Dandelion Salad has the article China’s Secret Source For Funding Infrastructure by Ellen Brown.
China’s central bank, the People’s Bank of China, issues money for infrastructure in an even more direct way. It has turned to an innovative form of quantitative easing in which liquidity is directed not at propping up the biggest banks but at “surgical strikes” into the most productive sectors of the economy.
Those of us who understand Modern Money Theory (MMT) can see that what China seems to be doing is applying MMT in their system. I could never understand why some MMT experts outside China harp on China’s debt problem. China’s situation sounds exactly like our Federal deficits that are not a problem at all to the USA according to these same MMT experts.

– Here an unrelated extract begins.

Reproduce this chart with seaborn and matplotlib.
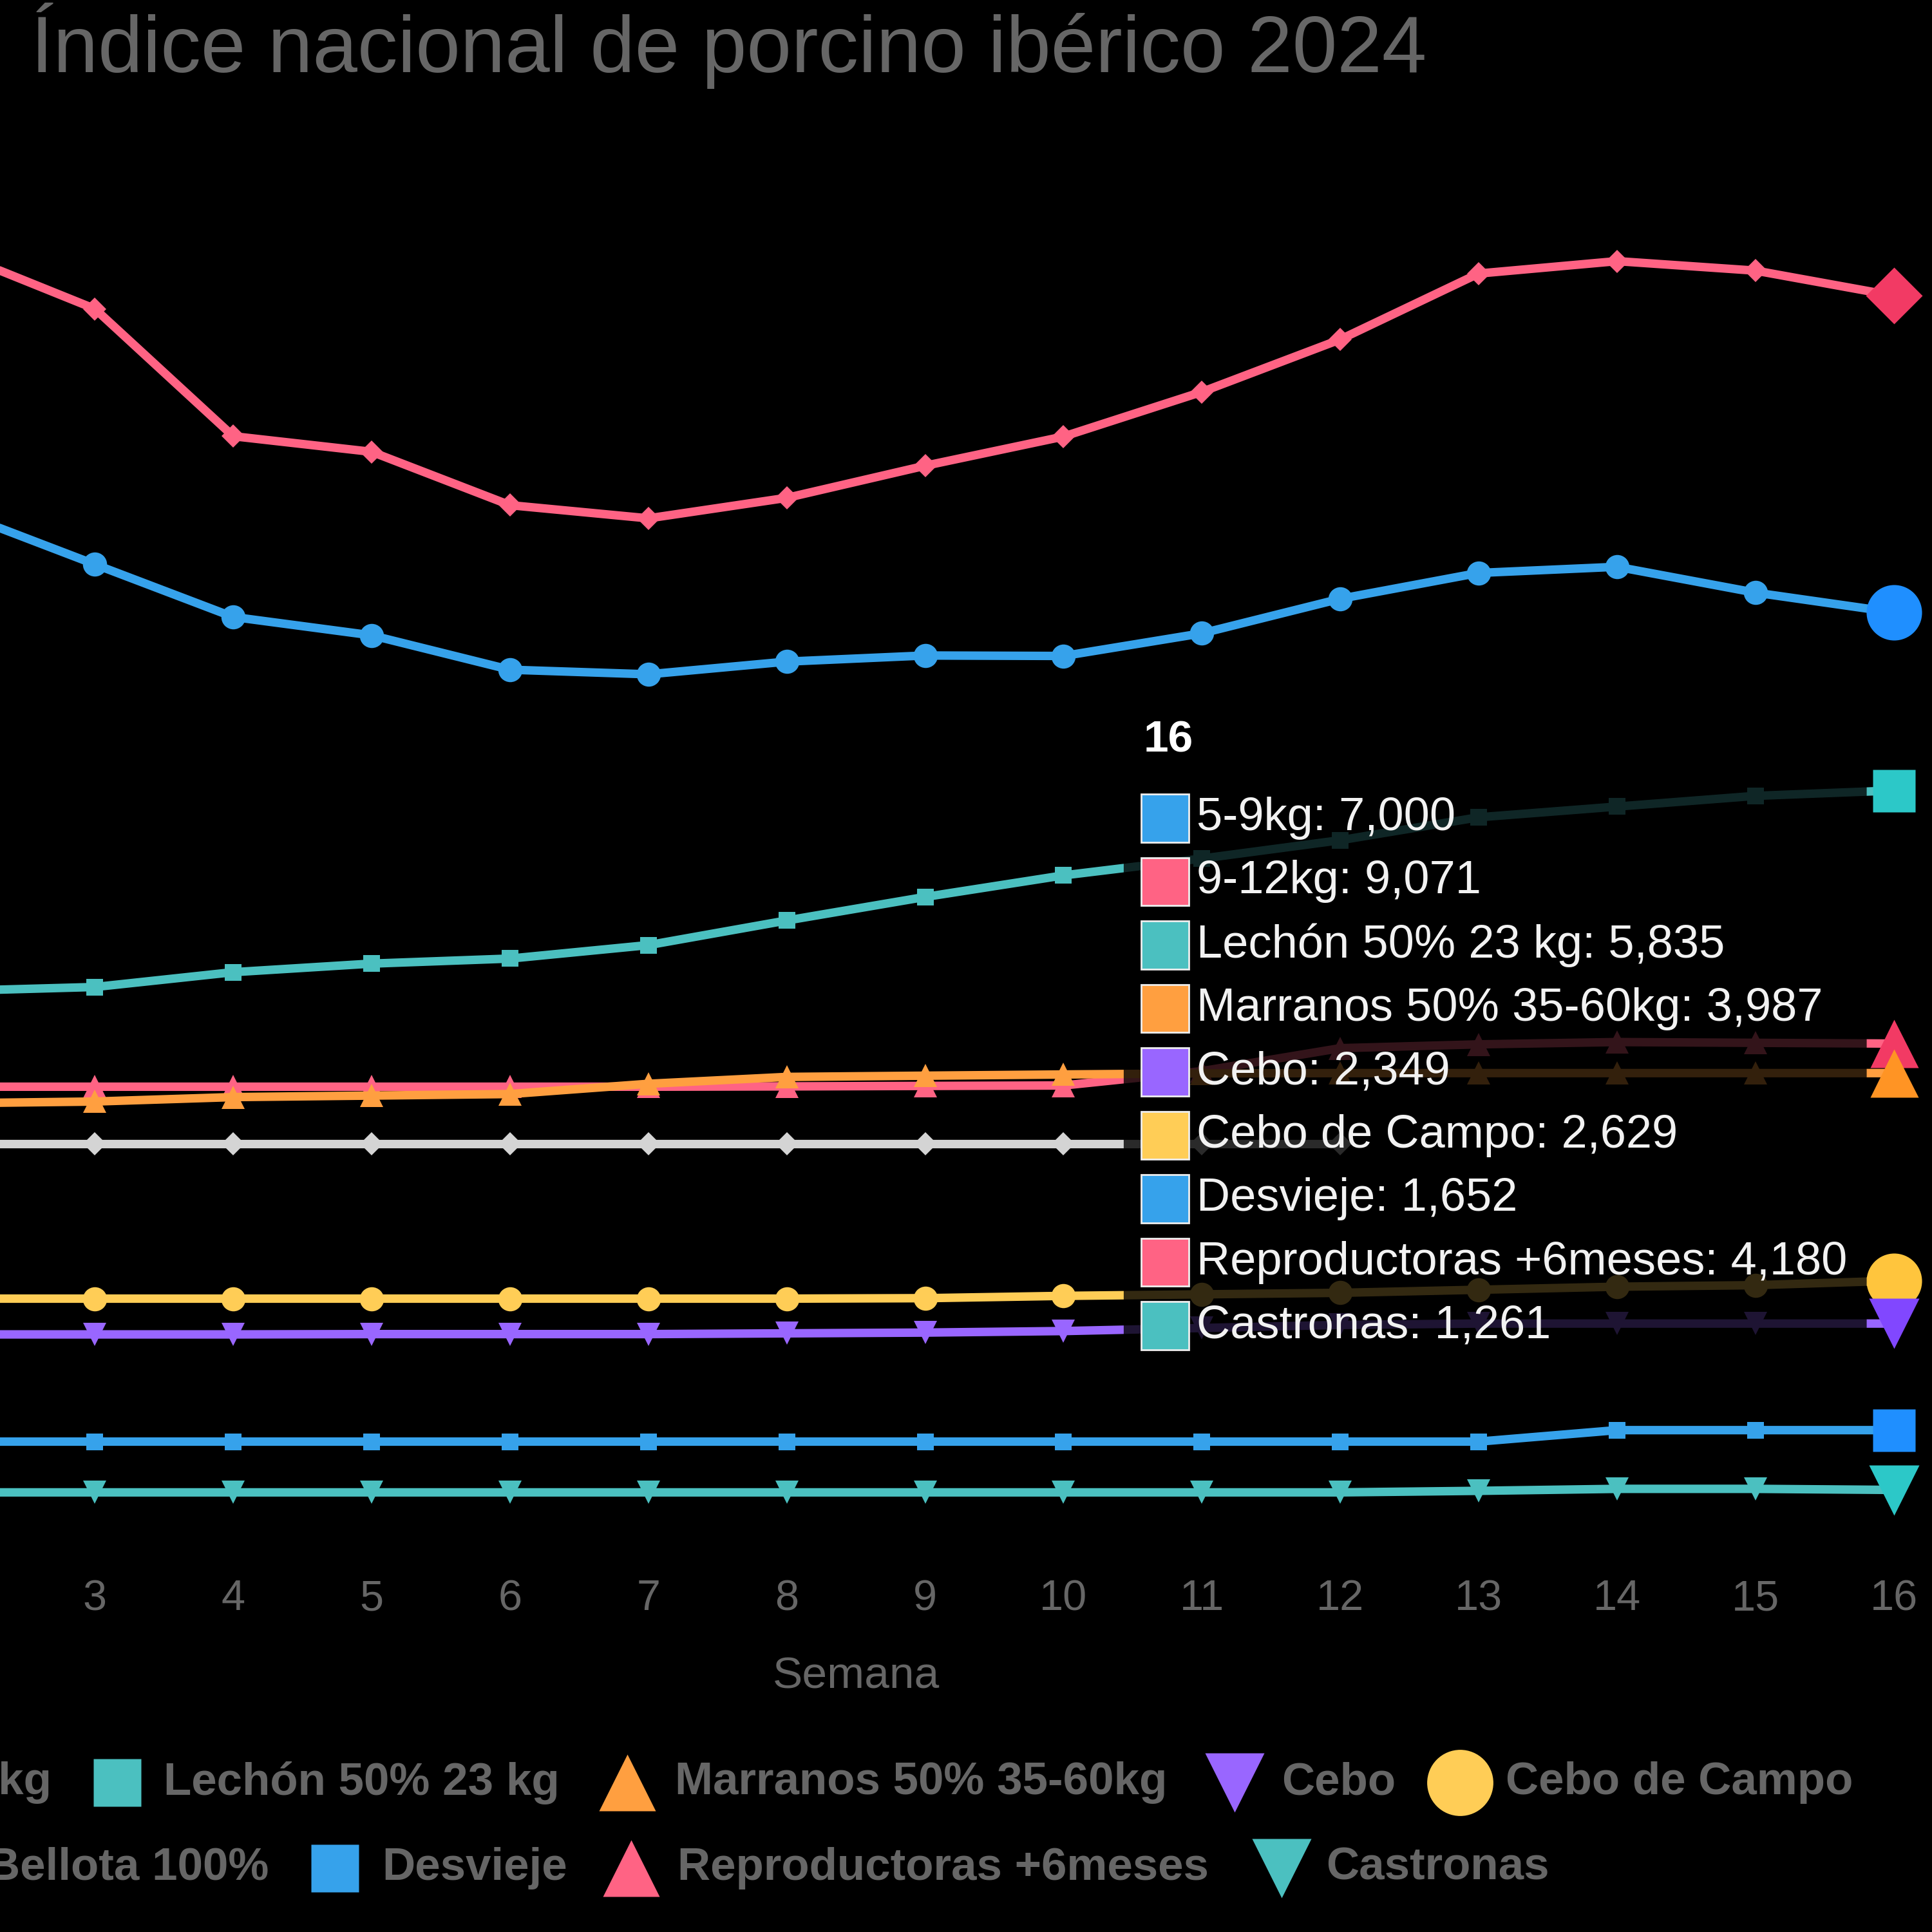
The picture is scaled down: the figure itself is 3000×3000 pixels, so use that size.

In a December 2017 article in the Financial Times called “Stop Worrying about Chinese Debt, a Crisis Is Not Brewing”, Zhao expanded on these concepts, writing:
“[S]o-called credit risk in China is, in fact, sovereign risk. The Chinese government often relies on bank credit to finance government stimulus programmes…. China’s sovereign risk is extremely low. Importantly, the balance sheets of the Chinese state-owned banks, the government and the People’s Bank of China are all interconnected. Under these circumstances, a debt crisis in China is almost impossible.”
This last excerpt seems to confirm to me that all the worries about China’s debt level being too high is nonsense from MMT experts who ought to know better.